Not being able to speak offered Sam many opportunities of observation that might not have been open to him previously. Colin Dray has done such a precise analysis of what no longer being able to speak really means. Everything, from that loss of communication through to the perceived disability people now considered Sam to have, was examined throughout the narrative. I have a son who is just a bit older than Sam, and it was extremely difficult for me to not have Sam in my own son’s image while I was reading. I think in many ways this enhanced my appreciation for Sam’s plight, and it certainly ensured my investment in him as an integral character. His sense of responsibility towards Katie was deep and protecting her became a singular focus for him, no small task for a boy who cannot speak and is still recovering from surgery and cancer treatments. But the bravery and honour within Sam were defining characteristics and he seemed to regard these as the opposite of those his father had shown in abandoning the family. I appreciated this immensely, a boy on the cusp of so much choosing his path with unequivocal surety.


 


The situation with Dettie raises many questions about mental illness within families. Dettie was very much a right hand for Joanne. She loved Sam and Katie, got them to and from school each day while Joanne was at work, and generally helped out as much as she could. But there was an underlying passive aggression to Dettie’s interactions with Joanne, a slight possession over the children that would possibly not have been tolerated had Joanne’s husband still been around. It was impossible for me to blame Joanne in anyway for what eventuated. When you’re dealing with mental illness, there are many things you have to just take at face value. While Dettie was definitely off the charts, I was so sad about her predicament. She truly had no control over her delusions. I can only imagine how devastating it would be to realise down the track, once you were well again, what sort of things you had done to those you loved while literally in the grips of madness.

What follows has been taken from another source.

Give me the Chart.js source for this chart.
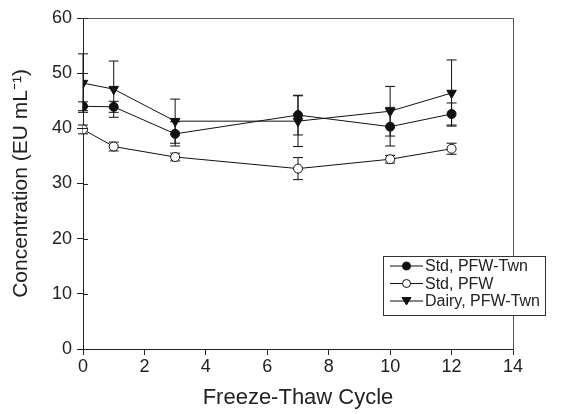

“Dettie was trapped. She’d set herself on a course that had no ending, and from which there was no turning back.”


 


The heat, the fear, the helplessness, the mounting dread; the sheer vastness of Australia, a continent stretching across so many terrains, blistering under the summer sun and burning with ferocity. The sense of time and place was so present within this novel, at all times. You were constantly grounded within the setting, no small task given that the setting was always changing as the road trip progressed. But I felt it, as though I was there, the dust, the heat, and later, the choking smoke and falling ash.


 


Sign deserves all the accolades and all the nominations it can get for literary awards over the coming year. It is just that good. I can see a ripping thriller road trip movie coming out of this novel as well, as long as anyone is brave enough to take it on with empathy rather than sensationalism. Sign is categorised as a literary novel, and it is – with a very accessible delivery, but it also hangs around the edges of being a thriller. It’s one of those novels that everyone can read, of any age really, and I encourage everyone to do so. Colin Dray has crafted a story for our times, a sympathetic and informed portrayal of the impact of mental illness, and the elasticity of family bonds when trust becomes frayed and fear takes precedence. The hope threaded through the ending was a polished way to finish off. Katie’s capacity to forgive her aunt, to allow empathy to outweigh anger, is something we can all draw from. I loved this novel and can’t even begin to recommend it highly enough.


 


Thanks is extended to Allen & Unwin via for providing me with a copy of Sign for review.


 


About the Author:

Colin Dray teaches English literature and creative writing. His short fiction has appeared in publications such as Meanjin, and his non-fiction has been published in Australian Literary Studies and Antipodes.


Colin lives in the Illawarra region of NSW with his wife and two daughters.